So, I find myself driving in New York City earlier this month and listening to someone getting absolutely excoriated on sports talk radio.
A nice thing about sports is that there is never a shortage of bad guys.
You've got ex-ballplayers _ Roger Clemens and Barry Bonds spring rapidly to mind _ who used steroids and then lied about it.
You've got Tiger Woods and Kobe Bryant, who all but made cheating on their wives an Olympic sport.
And self-absorbed jocks Brett Favre and LeBron James, who care far more about themselves than about any team they ever played on.
But the sports-talk guys weren't ripping any of them. Nor, for that matter, did they speak ill of the 24 National Football League players who have been arrested for this or that in the past five months.
No, their disgust was leveled at Christian Lopez, a 23-year-old cellphone salesman who happened to be occupying Seat 19, Row 1, Section 236 in Yankee Stadium on July 9 when Derek Jeter hit a baseball near him.
Jeter plays shortstop for the New York Yankees, and is easily the most popular athlete in New York, and probably in America.
The baseball he hit was a home run. More importantly, it was the 3,000th hit of Jeter's career. That is a very big deal, in that only 27 other players in the history of the game had ever reached that milestone.
According to memorabilia experts, collectors would pay a minimum of $250,000 for that 3,000-hit ball.
So, as the crowd of 48,103 watched the high-arching parabola of a ball hit with such authority that it would have been out of any park _ including Yellowstone _ Lopez saw the ball descend and hit his father, Raul, right in the hands.
"I was taking a picture, and next thing you know I look in the air," Christian Lopez later told the media. "My dad dove and missed it, because he has awful hands. I saw it roll in front of me, so I jumped on it. It was just instinct. I thought 'Wow! This is it! This is my chance!'"
The husky former defensive tackle for St. Lawrence University recovered his father's fumble and found himself with a quarter-million bucks worth of baseball right in his hands.
The Yankees asked him what he wanted for the ball.
Amazingly, remarkably, astoundingly, Christian Lopez, a working man with more than $100,000 college loans, said he wanted ... nothing.

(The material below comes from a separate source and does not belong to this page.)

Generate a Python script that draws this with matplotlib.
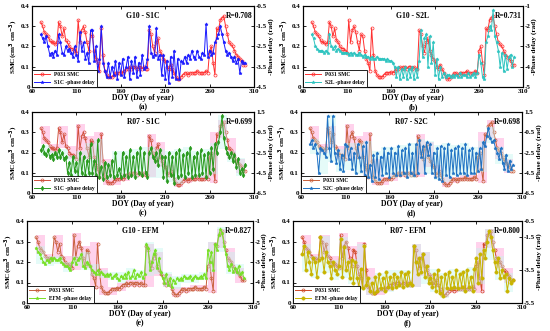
import numpy as np
import matplotlib
matplotlib.use('Agg')
import matplotlib.pyplot as plt

plt.rcParams['font.family'] = ['Liberation Serif', 'DejaVu Serif']
plt.rcParams['font.weight'] = 'bold'
plt.rcParams['axes.labelweight'] = 'bold'
plt.rcParams['axes.unicode_minus'] = False

# DOY, every 2 days
doy = np.arange(70, 301, 2)

# P031 soil moisture (cm3 cm-3)
smc = [0.32, 0.30, 0.27, 0.26, 0.25, 0.23, 0.22, 0.22, 0.21, 0.22,
       0.32, 0.30, 0.25, 0.29, 0.23, 0.22, 0.20, 0.19, 0.19, 0.18,
       0.17, 0.33, 0.22, 0.28, 0.30, 0.27, 0.22, 0.18, 0.26, 0.25,
       0.18, 0.14, 0.12, 0.08, 0.29, 0.16, 0.08, 0.06, 0.05, 0.05,
       0.05, 0.06, 0.07, 0.07, 0.07, 0.075, 0.07, 0.08, 0.09, 0.09,
       0.10, 0.09, 0.10, 0.10, 0.09, 0.10, 0.10, 0.09, 0.10, 0.09,
       0.09, 0.28, 0.26, 0.20, 0.17, 0.22, 0.24, 0.18, 0.16, 0.14,
       0.13, 0.10, 0.09, 0.11, 0.09, 0.07, 0.05, 0.04, 0.04, 0.05,
       0.06, 0.07, 0.07, 0.06, 0.07, 0.07, 0.07, 0.07, 0.08, 0.07,
       0.07, 0.07, 0.07, 0.08, 0.07, 0.18, 0.20, 0.12, 0.06, 0.29,
       0.28, 0.33, 0.34, 0.35, 0.30, 0.26, 0.22, 0.21, 0.20, 0.18,
       0.16, 0.15, 0.14, 0.13, 0.11, 0.11]

# -phase delay (rad)
pd_g10_s1c = [-1.9, -2.1, -2.3, -2.0, -2.5, -2.9, -2.8, -3.0, -2.7, -2.9,
              -1.9, -2.3, -2.8, -2.9, -2.5, -2.7, -2.6, -2.8, -3.0, -2.5,
              -2.9, -3.2, -1.8, -2.7, -2.3, -3.1, -2.8, -3.3, -1.7, -1.7,
              -3.2, -2.5, -3.7, -3.1, -1.5, -3.3, -3.7, -4.0, -3.3, -4.0,
              -3.5, -3.9, -3.2, -4.1, -3.3, -3.9, -3.1, -4.0, -3.5, -3.0,
              -4.1, -3.2, -3.8, -3.0, -4.0, -3.3, -3.9, -2.9, -3.6, -3.5,
              -3.1, -1.5, -2.8, -3.0, -2.9, -1.6, -3.1, -2.9, -3.9, -2.9,
              -4.1, -3.2, -4.3, -3.0, -4.0, -2.7, -4.1, -3.1, -4.1, -3.2,
              -3.3, -3.0, -3.3, -2.9, -3.1, -2.7, -3.0, -3.1, -2.7, -3.0,
              -3.1, -2.8, -2.9, -1.4, -3.0, -2.7, -2.9, -2.8, -2.3, -2.1,
              -1.9, -1.5, -1.9, -2.3, -2.7, -2.9, -2.8, -3.0, -3.2, -3.0,
              -3.3, -3.1, -3.8, -3.2, -3.3, -3.3]

pd_g10_s2l = [-2.4, -2.6, -3.0, -3.1, -3.2, -3.2, -3.2, -3.3, -3.2, -3.3,
              -2.4, -3.0, -3.1, -3.0, -3.2, -3.1, -3.2, -3.3, -3.3, -3.3,
              -3.3, -3.4, -3.3, -3.4, -3.3, -3.4, -3.4, -3.3, -3.4, -3.5,
              -3.4, -3.5, -3.5, -3.6, -3.5, -3.6, -3.6, -3.5, -3.6, -3.6,
              -3.6, -3.6, -3.7, -3.6, -3.7, -3.7, -3.8, -4.0, -4.5, -4.0,
              -4.6, -4.1, -4.5, -4.0, -4.6, -4.1, -4.5, -4.0, -4.6, -4.1,
              -4.5, -3.7, -2.2, -3.5, -2.6, -2.4, -4.0, -2.5, -3.8, -2.8,
              -4.4, -3.6, -4.6, -4.0, -4.5, -4.3, -4.5, -4.4, -4.4, -4.5,
              -4.4, -4.5, -4.4, -4.5, -4.3, -4.5, -4.4, -4.4, -4.5, -4.3,
              -4.5, -4.4, -4.3, -4.5, -4.3, -3.4, -3.8, -4.5, -4.6, -2.8,
              -2.5, -2.0, -2.2, -1.2, -2.5, -2.8, -3.2, -4.0, -3.3, -4.2,
              -3.4, -4.1, -3.5, -3.4, -4.0, -3.5]

pd_r07_s1c = [-2.3, -1.9, -2.5, -2.7, -2.3, -2.9, -2.7, -3.1, -2.5, -2.9,
              -2.3, -2.9, -2.5, -3.1, -2.9, -4.5, -3.5, -4.7, -2.9, -4.3,
              -3.5, -4.9, -2.5, -4.5, -2.9, -4.7, -3.3, -4.5, -1.7, -4.5,
              -3.3, -4.7, -1.3, -4.9, -3.9, -5.1, -3.5, -4.9, -3.7, -4.7,
              -3.3, -4.9, -2.5, -4.7, -4.1, -4.9, -2.5, -4.7, -2.9, -4.9,
              -2.3, -4.7, -2.9, -4.9, -2.5, -4.5, -2.1, -4.7, -2.5, -4.5,
              -4.9, -2.5, -2.1, -2.9, -3.3, -2.5, -3.7, -2.3, -2.9, -4.9,
              -2.9, -5.3, -2.5, -4.7, -2.9, -5.5, -2.5, -4.9, -2.3, -4.7,
              -2.7, -4.9, -2.5, -4.5, -2.1, -4.9, -2.9, -4.7, -2.5, -4.7,
              -2.3, -4.5, -2.7, -4.9, -2.5, -4.5, -2.1, -4.1, -1.7, -2.5,
              -1.5, -0.5, 1.1, -1.1, -2.1, -2.5, -2.9, -2.5, -3.3, -2.7,
              -3.9, -3.1, -4.5, -4.1, -4.7, -3.7]

pd_r07_s2c = [-1.7, -1.3, -2.1, -1.7, -2.5, -4.5, -2.1, -2.3, -2.5, -2.9,
              1.1, -2.1, -3.3, 1.1, -2.5, -3.5, -2.3, -4.1, -2.7, -4.3,
              -1.7, -1.9, -3.1, -2.1, -4.1, -2.5, -4.5, -1.7, -2.9, -4.3,
              -1.9, -4.7, -1.5, -4.9, -3.7, -5.3, -2.7, -4.9, -2.5, -5.1,
              -2.9, -4.7, -2.1, -4.5, -2.5, -4.9, -2.1, -4.5, -2.5, -4.7,
              -1.9, -4.7, -2.3, -4.5, -2.1, -4.9, -1.7, -4.5, -2.5, -4.7,
              -1.7, -4.5, -1.3, -2.9, -1.9, -4.5, -1.5, -2.7, -1.7, -4.5,
              -2.5, -4.9, -2.1, -5.1, -1.9, -5.3, -2.1, -4.7, -1.7, -4.9,
              -2.3, -4.5, -2.1, -4.7, -1.9, -4.5, -2.1, -4.5, -1.7, -4.7,
              -2.3, -4.5, -2.1, -4.5, -2.5, -4.3, -2.1, -4.1, -1.5, -1.9,
              -0.9, -0.1, -1.1, -1.5, -1.3, -2.1, -2.5, -3.1, -2.1, -3.5,
              -4.1, -2.7, -4.3, -3.3, -4.1, -3.7]

pd_g10_efm = [-2.3, -2.5, -2.6, -2.8, -3.0, -3.1, -2.9, -3.0, -2.8, -2.9,
              -2.8, -2.9, -2.9, -2.8, -3.0, -3.1, -3.2, -3.2, -3.3, -3.4,
              -3.0, -2.8, -3.1, -2.9, -2.8, -2.6, -3.2, -3.3, -3.0, -3.1,
              -3.2, -3.4, -3.5, -3.6, -3.4, -3.6, -3.5, -3.6, -3.7, -3.6,
              -3.7, -3.6, -3.8, -3.7, -3.6, -3.8, -3.9, -3.7, -3.8, -3.6,
              -3.8, -3.5, -3.8, -3.7, -3.4, -3.8, -3.6, -3.7, -3.5, -3.8,
              -3.6, -2.1, -2.3, -3.4, -3.0, -2.6, -2.4, -3.3, -2.8, -3.5,
              -3.8, -4.0, -3.6, -4.1, -3.8, -4.2, -3.9, -4.0, -3.8, -3.9,
              -3.8, -3.9, -3.7, -3.8, -3.8, -3.7, -3.9, -3.8, -3.7, -3.8,
              -3.8, -3.7, -3.8, -3.6, -3.8, -2.4, -3.0, -2.5, -3.4, -2.1,
              -2.4, -1.7, -1.4, -1.6, -2.2, -2.6, -3.2, -3.4, -3.1, -3.5,
              -3.3, -3.5, -3.2, -3.6, -3.5, -3.8]

pd_r07_efm = [-2.5, -2.0, -3.5, -2.4, -3.0, -3.75, -2.75, -3.0, -3.9, -2.9,
              -1.5, -2.75, -3.6, -2.4, -3.0, -3.25, -4.0, -3.0, -3.5, -3.75,
              -3.25, -1.6, -3.9, -2.1, -3.5, -3.0, -4.0, -2.9, -4.25, -3.0,
              -4.0, -4.5, -3.4, -4.6, -2.0, -4.4, -4.0, -4.75, -4.25, -4.9,
              -3.9, -4.75, -3.75, -4.6, -4.0, -4.75, -3.6, -4.5, -3.9, -4.6,
              -3.75, -4.5, -3.9, -4.4, -3.6, -4.5, -3.75, -4.4, -3.6, -4.25,
              -4.4, -2.0, -3.0, -3.75, -2.75, -3.6, -2.5, -3.9, -3.25, -4.25,
              -4.0, -4.5, -3.75, -4.75, -3.5, -4.9, -3.9, -5.1, -3.75, -4.6,
              -3.6, -4.6, -3.9, -4.5, -3.5, -4.6, -3.75, -4.5, -3.6, -4.75,
              -3.5, -4.5, -3.9, -4.75, -3.4, -2.75, -4.25, -2.5, -4.0, -2.25,
              -2.75, -1.75, -1.1, -1.5, -2.25, -3.0, -3.6, -2.75, -4.0, -3.5,
              -3.9, -3.75, -4.75, -4.0, -4.25, -4.1]


def block_band(v, n=5):
    v = np.asarray(v, dtype=float)
    lo = np.array([v[(i // n) * n:(i // n) * n + n].min() for i in range(len(v))])
    hi = np.array([v[(i // n) * n:(i // n) * n + n].max() for i in range(len(v))])
    return lo, hi


W, H = 550, 331
fig = plt.figure(figsize=(5.5, 3.31), dpi=100)

panels = [
    # rect px (left, top, width, height), title, R, phase, label, colors, marker, ylim2, ticks2, bands, caption
    ((32, 6, 222, 81), 'G10 - S1C', 'R=0.708', pd_g10_s1c, 'S1C -phase delay',
     '#ff3030', '#1a1aff', '*', (-4.5, -0.5), [-4.5, -3.5, -2.5, -1.5, -0.5], False, '(a)'),
    ((303, 6, 220, 81), 'G10 - S2L', 'R=0.731', pd_g10_s2l, 'S2L -phase delay',
     '#ff3030', '#2ec4c0', '*', (-5, -1), [-5, -4, -3, -2, -1], False, '(b)'),
    ((32, 112, 222, 81), 'R07 - S1C', 'R=0.699', pd_r07_s1c, 'S1C -phase delay',
     '#d0503c', '#2a9a1e', 'd', (-6.5, 1.5), [-6.5, -4.5, -2.5, -0.5, 1.5], True, '(c)'),
    ((301, 112, 221, 81), 'R07 - S2C', 'R=0.698', pd_r07_s2c, 'S2C -phase delay',
     '#c8603c', '#1f72c4', '*', (-6.5, 1.5), [-6.5, -4.5, -2.5, -0.5, 1.5], True, '(d)'),
    ((27, 221, 226, 82), 'G10 - EFM', 'R=0.827', pd_g10_efm, 'EFM -phase delay',
     '#c8603c', '#77e024', '*', (-5, -1), [-5, -4, -3, -2, -1], True, '(e)'),
    ((293, 221, 229, 82), 'R07 - EFM', 'R=0.800', pd_r07_efm, 'EFM -phase delay',
     '#d04a28', '#c8b400', 'o', (-5.5, -0.5), [-5.5, -3.5, -1.5, -0.5], True, '(f)'),
]

for rect, title, rtxt, pd, plabel, c1, c2, mk, lim2, ticks2, bands, cap in panels:
    l, t, w, h = rect
    ax = fig.add_axes([l / W, 1 - (t + h) / H, w / W, h / H])
    ax2 = ax.twinx()

    if bands:
        lo, hi = block_band(smc)
        ax.fill_between(doy, lo - 0.01, hi + 0.01, step='post', color='#ffd2ec',
                        lw=0, zorder=0)
        plo, phi = block_band(pd)
        ax2.fill_between(doy, plo - 0.1, phi + 0.1, step='post', color='#bff7ee',
                         alpha=0.4, lw=0, zorder=0)

    l1, = ax.plot(doy, smc, '-o', color=c1, lw=0.7, ms=2.2, mfc='none', mew=0.5,
                  label='P031 SMC')
    l2, = ax2.plot(doy, pd, '-', marker=mk, color=c2, lw=0.7, ms=2.4, mew=0.4,
                   label=plabel)

    ax.set_xlim(60, 310)
    ax.set_xticks([60, 110, 160, 210, 260, 310])
    ax.set_ylim(0, 0.4)
    ax.set_yticks([0, 0.1, 0.2, 0.3, 0.4])
    ax.set_yticklabels(['0', '0.1', '0.2', '0.3', '0.4'])
    ax2.set_ylim(*lim2)
    ax2.set_yticks(ticks2)
    ax2.set_yticklabels([('%g' % v) for v in ticks2])

    for a in (ax, ax2):
        a.tick_params(direction='in', length=2, width=0.6, labelsize=5, pad=1.5)
        for s in a.spines.values():
            s.set_linewidth(0.8)
    ax.tick_params(top=True)

    ax.set_xlabel('DOY (Day of year)', fontsize=5.5, labelpad=0)
    ax.set_ylabel('SMC(cm$^{3}$ cm$^{-3}$)', fontsize=5.2, labelpad=0.5)
    ax2.set_ylabel('-Phase delay (rad)', fontsize=5.2, labelpad=0.5)

    ax.text(0.5, 0.93, title, transform=ax.transAxes, ha='center', va='top',
            fontsize=5.5, fontweight='bold')
    ax.text(0.995, 0.93, rtxt, transform=ax.transAxes, ha='right', va='top',
            fontsize=5.5, fontweight='bold')
    ax.text(0.5, -0.25, cap, transform=ax.transAxes, ha='center', va='center',
            fontsize=5.5, fontweight='bold')

    leg = ax2.legend([l1, l2], ['P031 SMC', plabel], loc='lower left',
                     fontsize=4, frameon=True, fancybox=False, framealpha=1,
                     edgecolor='black', borderaxespad=0, handlelength=2.8,
                     borderpad=0.4, labelspacing=0.5)
    leg.get_frame().set_linewidth(0.6)

fig.savefig('out.png', dpi=100)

"Mr. Jeter deserved it. I'm not gonna take it away from him," Lopez said. "Money's cool and all, but I'm 23 years old, I've got a lot of time to make that. It was never about the money, it was about the milestone."
Wow.
Lopez's decency made me proud to be in the same species. But the sports-talk hosts and the vast majority of the folks who called in saw things much differently.
They called him an idiot ... and worse. They could not believe how Lopez could allow the Yankees to play him for such a chump.
No one would have blamed Lopez for selling the ball for what he could get from the wealthy Jeter or the Yankees or a collector. But for Lopez, the opportunity to meet Jeter was thrill enough.
"I was starstruck," Lopez said. "And I met (baseball Hall of Famer) Reggie Jackson and (rap star) Jay-Z. People that I'd never think of shaking their hand and saying 'Nice to meet you.'"
The Yankees gave him three autographed balls, bats, two Jeter-signed jerseys and four expensive Champions-suite season tickets to every home game for the rest of the season and through the playoffs.
Maybe it's true that good things happen to good people. Since that day, a couple of sporting goods and memorabilia CEOs impressed by Lopez's selflessness have given him $25,000 each. One of them also gave him a 2009 Yankees World Series ring valued at $40,000.
A beer company says it will pay any taxes Lopez incurs from the gifts, and Topps has announced that Lopez will have his own baseball card.
Fans ask Lopez for his autograph, and for the rest of his life he will not only be the answer to a trivia question about Jeter's 3,000th hit, he will be an admirable part of New York Yankees lore.
All because a nice young man did the right thing. The shortsighted radio guys _ so consumed with money and their conception of street smarts _ couldn't recognize class when it was right before their eyes.
Meanwhile, a 23-year-old cellphone salesman named Christian Lopez has four great seats for tonight's game and is having _ well _ a ball.